◆ What to do ◆
Leaving the pictures aside, transcribe every line below exactly.

◆ Dataset excerpt ◆
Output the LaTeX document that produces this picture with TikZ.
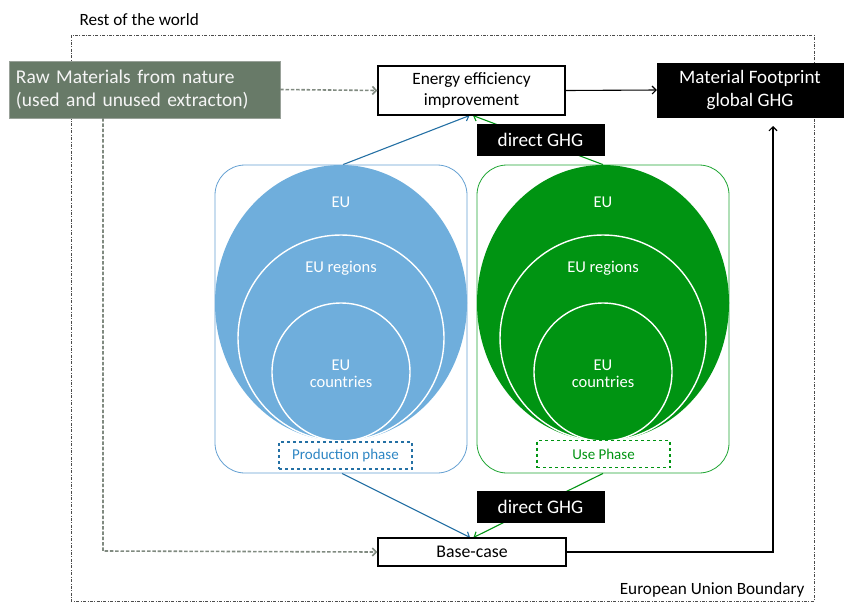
\documentclass[tikz,border=0pt]{standalone}
\usepackage{fontspec}
\setmainfont{Carlito}
\usetikzlibrary{arrows.meta,calc}
\pgfdeclarelayer{bg}
\pgfsetlayers{bg,main}
\definecolor{rawfill}{RGB}{104,122,104}
\definecolor{dgray}{RGB}{128,138,128}
\definecolor{bluefill}{RGB}{111,174,220}
\definecolor{bluedark}{RGB}{36,112,164}
\definecolor{bluelight}{RGB}{100,160,210}
\definecolor{bluetext}{RGB}{46,134,196}
\definecolor{greenfill}{RGB}{0,148,18}
\definecolor{greenline}{RGB}{30,165,50}
\tikzset{
  fs/.style={font=\fontsize{#1}{\dimexpr #1pt*6/5\relax}\selectfont},
  whitebox/.style={draw=black,line width=1.1pt,fill=white,inner sep=0pt,align=center},
  blackbox/.style={draw=black,fill=black,text=white,inner sep=0pt,align=center},
  container/.style={rounded corners=30pt,line width=0.8pt},
  phasebox/.style={dashed,line width=1.1pt,inner sep=0pt,fill=white},
  arr/.style={line width=1.1pt,-{Straight Barb[length=4pt,width=8pt]}},
  garr/.style={dash pattern=on 3.5pt off 1.8pt,line width=1.6pt,dgray,-{Straight Barb[length=4pt,width=8pt]}},
  bubtext/.style={text=white,fs=16.5,align=center},
  ring/.style={draw=white,line width=1.4pt}
}
\begin{document}
\begin{tikzpicture}[x=1pt,y=-1pt]
\useasboundingbox (0,0) rectangle (845,603);
% outer boundary
\draw[line width=0.7pt,black!70,dash pattern=on 3pt off 1.5pt on 0.8pt off 1.5pt] (71,35) rectangle (814,601);
\node[fs=17.2,anchor=west] (row) at (76,20) {Rest of the world};
\node[fs=17.2,anchor=east] (eub) at (808,590) {European Union Boundary};

% containers
\node[container,draw=bluelight,minimum width=252pt,minimum height=308pt] (prodc) at (341,319) {};
\node[container,draw=greenline,minimum width=252pt,minimum height=308pt] (usec) at (603,319) {};

% blue bubbles
\fill[bluefill] (341,303) ellipse [x radius=126, y radius=138];
\draw[ring] (341,338) circle [radius=103];
\draw[ring] (341,372) circle [radius=69];
\node[bubtext] (beu) at (341,202) {EU};
\node[bubtext] (breg) at (341,268) {EU regions};
\node[bubtext] (bcty) at (341,374) {EU\\[-3pt]countries};
% green bubbles
\fill[greenfill] (603,303) ellipse [x radius=126, y radius=138];
\draw[ring] (603,338) circle [radius=103];
\draw[ring] (603,372) circle [radius=69];
\node[bubtext] (geu) at (603,202) {EU};
\node[bubtext] (greg) at (603,268) {EU regions};
\node[bubtext] (gcty) at (603,374) {EU\\[-3pt]countries};

\node[phasebox,draw=bluedark,text=bluetext,fs=15,minimum width=133pt,minimum height=27pt] (prodp) at (345.5,455.5) {Production phase};
\node[phasebox,draw=greenfill,text=greenfill,fs=15,minimum width=133pt,minimum height=27pt] (usep) at (603.5,454) {Use Phase};

% main boxes
\node[draw=dgray!80,fill=rawfill,text=white!92!gray,fs=19.5,align=left,minimum width=271pt,minimum height=57pt,text width=257pt,inner sep=0pt] (raw) at (144.5,89.5) {Raw Materials from nature\\(used and unused extracton)};
\node[whitebox,fs=17.3,minimum width=187pt,minimum height=49pt] (energy) at (471.5,90.5) {Energy efficiency\\improvement};
\node[blackbox,fs=19,minimum width=186pt,minimum height=54pt] (mat) at (750,90) {Material Footprint\\global GHG};
\node[blackbox,fs=19.2,minimum width=127pt,minimum height=31pt] (ghg1) at (540.5,139.5) {direct GHG};
\node[blackbox,fs=19.2,minimum width=127pt,minimum height=31pt] (ghg2) at (540.5,506.5) {direct GHG};
\node[whitebox,fs=17.8,minimum width=188pt,minimum height=28pt] (base) at (472,552) {Base-case};

% connector points
\coordinate (etgtb) at ($(energy.south)+(-2,0)$);
\coordinate (etgtg) at ($(energy.south)+(1.5,0)$);
\coordinate (btgtb) at ($(base.north)+(-2,0)$);
\coordinate (btgtg) at ($(base.north)+(1.5,0)$);
\coordinate (rawdown) at (103,118);
\coordinate (rawcorner) at (103,551);
\coordinate (rcorner) at (773,552);
\coordinate (mattip) at (773,126);

\begin{pgfonlayer}{bg}
\draw[arr,bluedark] ($(prodc.north)+(2,0)$) -- (etgtb);
\draw[arr,greenfill] (usec.north) -- (etgtg);
\draw[arr,bluedark] ($(prodc.south)+(1,0)$) -- (btgtb);
\draw[arr,greenfill] (usec.south) -- (btgtg);
\end{pgfonlayer}

\draw[garr] (raw.east) -- (energy.west);
\draw[garr] (rawdown) -- (rawcorner) -- (base.west);
\draw[arr,black] (energy.east) -- (mat.west);
\draw[arr,black] (base.east) -- (rcorner) -- (mattip);
\end{tikzpicture}
\end{document}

◆ Exercise result ◆
Output the LaTeX document that produces this picture with TikZ.
\documentclass[tikz,border=0pt]{standalone}
\usepackage{fontspec}
\setmainfont{Carlito}
\usetikzlibrary{arrows.meta,calc}
\pgfdeclarelayer{bg}
\pgfsetlayers{bg,main}
\definecolor{rawfill}{RGB}{104,122,104}
\definecolor{dgray}{RGB}{128,138,128}
\definecolor{bluefill}{RGB}{111,174,220}
\definecolor{bluedark}{RGB}{36,112,164}
\definecolor{bluelight}{RGB}{100,160,210}
\definecolor{bluetext}{RGB}{46,134,196}
\definecolor{greenfill}{RGB}{0,148,18}
\definecolor{greenline}{RGB}{30,165,50}
\tikzset{
  fs/.style={font=\fontsize{#1}{\dimexpr #1pt*6/5\relax}\selectfont},
  whitebox/.style={draw=black,line width=1.1pt,fill=white,inner sep=0pt,align=center},
  blackbox/.style={draw=black,fill=black,text=white,inner sep=0pt,align=center},
  container/.style={rounded corners=30pt,line width=0.8pt},
  phasebox/.style={dashed,line width=1.1pt,inner sep=0pt,fill=white},
  arr/.style={line width=1.1pt,-{Straight Barb[length=4pt,width=8pt]}},
  garr/.style={dash pattern=on 3.5pt off 1.8pt,line width=1.6pt,dgray,-{Straight Barb[length=4pt,width=8pt]}},
  bubtext/.style={text=white,fs=16.5,align=center},
  ring/.style={draw=white,line width=1.4pt}
}
\begin{document}
\begin{tikzpicture}[x=1pt,y=-1pt]
\useasboundingbox (0,0) rectangle (845,603);
% outer boundary
\draw[line width=0.7pt,black!70,dash pattern=on 3pt off 1.5pt on 0.8pt off 1.5pt] (71,35) rectangle (814,601);
\node[fs=17.2,anchor=west] (row) at (76,20) {Rest of the world};
\node[fs=17.2,anchor=east] (eub) at (808,590) {European Union Boundary};

% containers
\node[container,draw=bluelight,minimum width=252pt,minimum height=308pt] (prodc) at (341,319) {};
\node[container,draw=greenline,minimum width=252pt,minimum height=308pt] (usec) at (603,319) {};

% blue bubbles
\fill[bluefill] (341,303) ellipse [x radius=126, y radius=138];
\draw[ring] (341,338) circle [radius=103];
\draw[ring] (341,372) circle [radius=69];
\node[bubtext] (beu) at (341,202) {EU};
\node[bubtext] (breg) at (341,268) {EU regions};
\node[bubtext] (bcty) at (341,374) {EU\\[-3pt]countries};
% green bubbles
\fill[greenfill] (603,303) ellipse [x radius=126, y radius=138];
\draw[ring] (603,338) circle [radius=103];
\draw[ring] (603,372) circle [radius=69];
\node[bubtext] (geu) at (603,202) {EU};
\node[bubtext] (greg) at (603,268) {EU regions};
\node[bubtext] (gcty) at (603,374) {EU\\[-3pt]countries};

\node[phasebox,draw=bluedark,text=bluetext,fs=15,minimum width=133pt,minimum height=27pt] (prodp) at (345.5,455.5) {Production phase};
\node[phasebox,draw=greenfill,text=greenfill,fs=15,minimum width=133pt,minimum height=27pt] (usep) at (603.5,454) {Use Phase};

% main boxes
\node[draw=dgray!80,fill=rawfill,text=white!92!gray,fs=19.5,align=left,minimum width=271pt,minimum height=57pt,text width=257pt,inner sep=0pt] (raw) at (144.5,89.5) {Raw Materials from nature\\(used and unused extracton)};
\node[whitebox,fs=17.3,minimum width=187pt,minimum height=49pt] (energy) at (471.5,90.5) {Energy efficiency\\improvement};
\node[blackbox,fs=19,minimum width=186pt,minimum height=54pt] (mat) at (750,90) {Material Footprint\\global GHG};
\node[blackbox,fs=19.2,minimum width=127pt,minimum height=31pt] (ghg1) at (540.5,139.5) {direct GHG};
\node[blackbox,fs=19.2,minimum width=127pt,minimum height=31pt] (ghg2) at (540.5,506.5) {direct GHG};
\node[whitebox,fs=17.8,minimum width=188pt,minimum height=28pt] (base) at (472,552) {Base-case};

% connector points
\coordinate (etgtb) at ($(energy.south)+(-2,0)$);
\coordinate (etgtg) at ($(energy.south)+(1.5,0)$);
\coordinate (btgtb) at ($(base.north)+(-2,0)$);
\coordinate (btgtg) at ($(base.north)+(1.5,0)$);
\coordinate (rawdown) at (103,118);
\coordinate (rawcorner) at (103,551);
\coordinate (rcorner) at (773,552);
\coordinate (mattip) at (773,126);

\begin{pgfonlayer}{bg}
\draw[arr,bluedark] ($(prodc.north)+(2,0)$) -- (etgtb);
\draw[arr,greenfill] (usec.north) -- (etgtg);
\draw[arr,bluedark] ($(prodc.south)+(1,0)$) -- (btgtb);
\draw[arr,greenfill] (usec.south) -- (btgtg);
\end{pgfonlayer}

\draw[garr] (raw.east) -- (energy.west);
\draw[garr] (rawdown) -- (rawcorner) -- (base.west);
\draw[arr,black] (energy.east) -- (mat.west);
\draw[arr,black] (base.east) -- (rcorner) -- (mattip);
\end{tikzpicture}
\end{document}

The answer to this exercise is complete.